Project Local: What The Food
21 July 2025

Meet The Maker: What The Food
Supplying all Volare stores with raw, vegan, gluten-free treats – that actually taste good.
If you’ve tried a treat from What The Food in one of our stores lately, you’ll already know they’re doing something different. Rich, creamy textures. Flavour that hits. And not a trace of dairy, gluten, or refined sugar in sight.
We caught up with owner and food technologist Katherine Snodgrass to hear what’s happening behind the scenes at WTF, from early starts in the kitchen to freeze-dried raspberry obsessions, and how she’s giving raw food a seriously good name.

From Food Tech to Founder
After 13 years working as a Food Technologist, Katrina was ready for a new challenge. “I thought it was time I had a crack at running my own business,” she says. The timing couldn’t have been better as What The Food, originally founded by Jorja McInness, was up for sale after seven successful years.
“Jorja wanted to spend more time with her young family, and I hadn’t been looking for long when the opportunity popped up. My husband and son are both dairy-free, and I’d been experimenting with raw treats for years, so it felt like a great fit.”
The Science of Slices
Katrina inherited all the original WTF recipes, giving her a solid base to start from. “I’ve just been changing the flavour combinations as I go,” she says. “Out of the new developments, the Coconut Rough took the longest to get right. The Coconut Flat White Bars were the quickest – that one hasn’t changed from my very first version.”
Everything is made by hand in small batches, layered and set with precision. It’s a hands-on process, and one that fits well with her background in food science. “Cashews are my go-to for a creamy texture or caramel base,” she says. “And for decorations, definitely freeze-dried raspberries – they look amazing on almost everything.”
Breaking the Myths
“There’s this myth that vegan food is bland or boring – like rabbit food,” Katrina laughs. “But it couldn’t be further from the truth. We’re all about showing how indulgent, flavour-packed, and satisfying raw vegan treats can be for everyone, not just those with dietary restrictions.”
The bonus? They just happen to be gluten-free and dairy-free too. “Those two things often go hand in hand with raw sweets, and the options out there are still pretty limited – so it’s great to be able to offer something that covers all bases but still tastes amazing.”

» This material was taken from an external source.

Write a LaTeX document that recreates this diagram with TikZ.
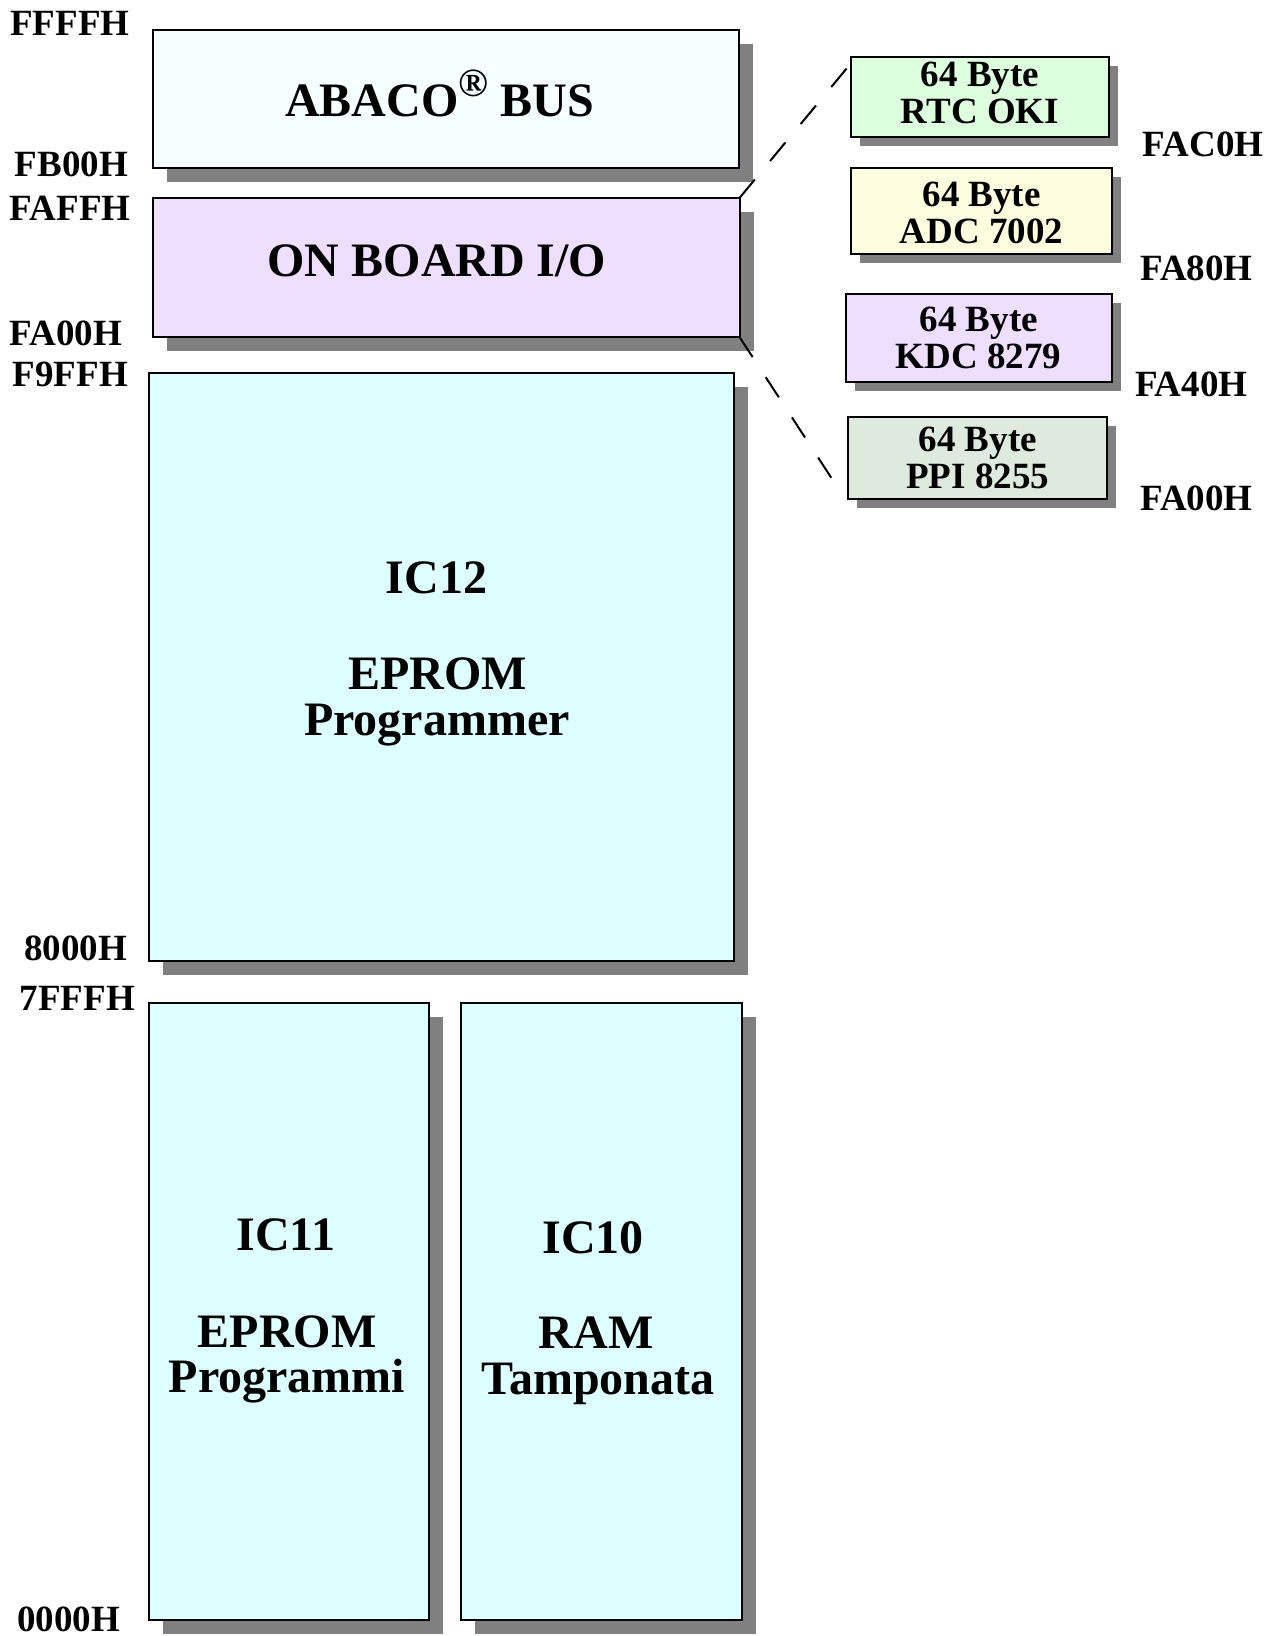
\documentclass[tikz,border=0pt]{standalone}
\usepackage{fontspec}
\setmainfont{Liberation Serif}
\usetikzlibrary{shadows}
\definecolor{shadowgray}{RGB}{128,128,128}
\definecolor{abacofill}{RGB}{245,255,255}
\definecolor{iofill}{RGB}{238,222,255}
\definecolor{icfill}{RGB}{221,255,255}
\definecolor{rtcfill}{RGB}{221,255,221}
\definecolor{adcfill}{RGB}{255,253,224}
\definecolor{ppifill}{RGB}{222,234,222}
\begin{document}
\begin{tikzpicture}[x=1pt,y=-1pt,
  bigbox/.style={draw=black, line width=2pt, inner sep=0pt, outer sep=0pt,
    drop shadow={shadow xshift=14pt, shadow yshift=-14pt, fill=shadowgray, opacity=1}},
  smallbox/.style={draw=black, line width=2pt, inner sep=0pt, outer sep=0pt,
    drop shadow={shadow xshift=9pt, shadow yshift=-9pt, fill=shadowgray, opacity=1}},
  bigtxt/.style={anchor=base, inner sep=0pt, font=\fontsize{48}{48}\selectfont\bfseries},
  smalltxt/.style={anchor=base, inner sep=0pt, font=\fontsize{37}{37}\selectfont\bfseries},
  addr/.style={anchor=base west, inner sep=0pt, font=\fontsize{37}{37}\selectfont\bfseries},
  dashline/.style={draw=black, line width=2pt, dash pattern=on 24pt off 24pt}]
\useasboundingbox (0,0) rectangle (1277,1636);
\fill[white] (0,0) rectangle (1277,1636);

% main boxes
\node[bigbox, fill=abacofill, minimum width=586pt, minimum height=138pt] (abaco) at (446,99) {};
\node[bigbox, fill=iofill, minimum width=586.5pt, minimum height=139pt] (onboard) at (446.25,267.5) {};
\node[bigbox, fill=icfill, minimum width=585.5pt, minimum height=587.7pt] (ic12) at (441.25,667.15) {};
\node[bigbox, fill=icfill, minimum width=280.7pt, minimum height=617pt] (ic11) at (288.95,1311.5) {};
\node[bigbox, fill=icfill, minimum width=281pt, minimum height=617pt] (ic10) at (601.5,1311.5) {};

% small boxes
\node[smallbox, fill=rtcfill, minimum width=258pt, minimum height=80pt] (rtc) at (980,96.7) {};
\node[smallbox, fill=adcfill, minimum width=261.7pt, minimum height=85.7pt] (adc) at (981.6,211.2) {};
\node[smallbox, fill=iofill, minimum width=266pt, minimum height=87.7pt] (kdc) at (978.7,337.8) {};
\node[smallbox, fill=ppifill, minimum width=259pt, minimum height=82.6pt] (ppi) at (977.8,458) {};

% texts in main boxes
\node[bigtxt] (tabaco) at (439.5,116.7) {ABACO{\fontsize{40}{40}\selectfont\raisebox{20pt}{®}} BUS};
\node[bigtxt] (tonboard) at (437,276.7) {ON BOARD I/O};
\node[bigtxt] (tic12a) at (436.5,593) {IC12};
\node[bigtxt] (tic12b) at (437.5,689) {EPROM};
\node[bigtxt] (tic12c) at (437,735) {Programmer};
\node[bigtxt] (tic11a) at (286,1250) {IC11};
\node[bigtxt] (tic11b) at (287,1347) {EPROM};
\node[bigtxt] (tic11c) at (287,1392) {Programmi};
\node[bigtxt] (tic10a) at (593,1253) {IC10};
\node[bigtxt] (tic10b) at (596,1348) {RAM};
\node[bigtxt] (tic10c) at (598,1394) {Tamponata};

% texts in small boxes
\node[smalltxt] (trtca) at (980,86.7) {64 Byte};
\node[smalltxt] (trtcb) at (980,123.3) {RTC OKI};
\node[smalltxt] (tadca) at (981.6,206.7) {64 Byte};
\node[smalltxt] (tadcb) at (981.6,243.3) {ADC 7002};
\node[smalltxt] (tkdca) at (978.7,331.7) {64 Byte};
\node[smalltxt] (tkdcb) at (978.7,368.3) {KDC 8279};
\node[smalltxt] (tppia) at (977.8,451.7) {64 Byte};
\node[smalltxt] (tppib) at (977.8,488.3) {PPI 8255};

% left addresses
\node[addr] (aFFFF) at (10,35) {FFFFH};
\node[addr] (aFB00) at (14.6,176.7) {FB00H};
\node[addr] (aFAFF) at (9.7,220) {FAFFH};
\node[addr] (aFA00l) at (9.7,345) {FA00H};
\node[addr] (aF9FF) at (12.5,386) {F9FFH};
\node[addr] (a8000) at (24,960) {8000H};
\node[addr] (a7FFF) at (19.5,1010) {7FFFH};
\node[addr] (a0000) at (17,1631) {0000H};

% right addresses
\node[addr] (aFAC0) at (1142.7,156) {FAC0H};
\node[addr] (aFA80) at (1140,280.7) {FA80H};
\node[addr] (aFA40) at (1134.8,396) {FA40H};
\node[addr] (aFA00r) at (1140,510) {FA00H};

% dashed expansion lines
\coordinate (rtcend) at (847,68);
\coordinate (ppiend) at (834.7,483);
\draw[dashline] (onboard.north east) -- (rtcend);
\draw[dashline] (onboard.south east) -- (ppiend);
\end{tikzpicture}
\end{document}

From the Kitchen to the Counter
Most weekdays start early in the kitchen, depending on the school drop-off schedule. “When my husband’s on, I get in early and start making products and packing orders,” Katrina says. “Each layer of the bars needs time to set before the next, so I usually have a few different flavours on the go at once.”
Afternoons are often spent on local deliveries, and her cabinet in Te Awamutu is open Wednesday to Friday. “I organise the cabinet first thing in the morning, then get to chat to customers throughout the day. There’s a lot of admin too – that gets slotted in wherever I can.”
Local Love
You can now find What The Food treats in every Volare store – an easy companion to your morning sourdough run. And Katrina’s a fan herself. “You can’t really go past a coffee and donut from Volare,” she says. “That’s a go-to.”
She draws inspiration from the local scene. “We’re so spoiled in the Waipā for cafés. The food and coffee scene is amazing – I’m always getting ideas. And the Cambridge Farmers Market is such a great place to try and learn new things.”
What’s Next for WTF?
With a bold new look now rolled out across their website, packaging, and social media, What The Food is stepping confidently into its next chapter. “It’s brighter, bolder, and more reflective of where the brand is heading,” Katrina says. With a calendar full of food shows and new stockists coming on board, there’s plenty to be excited about.
And if we ever challenge her to make a Volare-inspired slice? “I’d probably try something with orange and date to match the Orange & Date Scone – that one is so delicious. I’m not sure I could pull off a gluten-free sourdough flavour… but I’d give it a go!”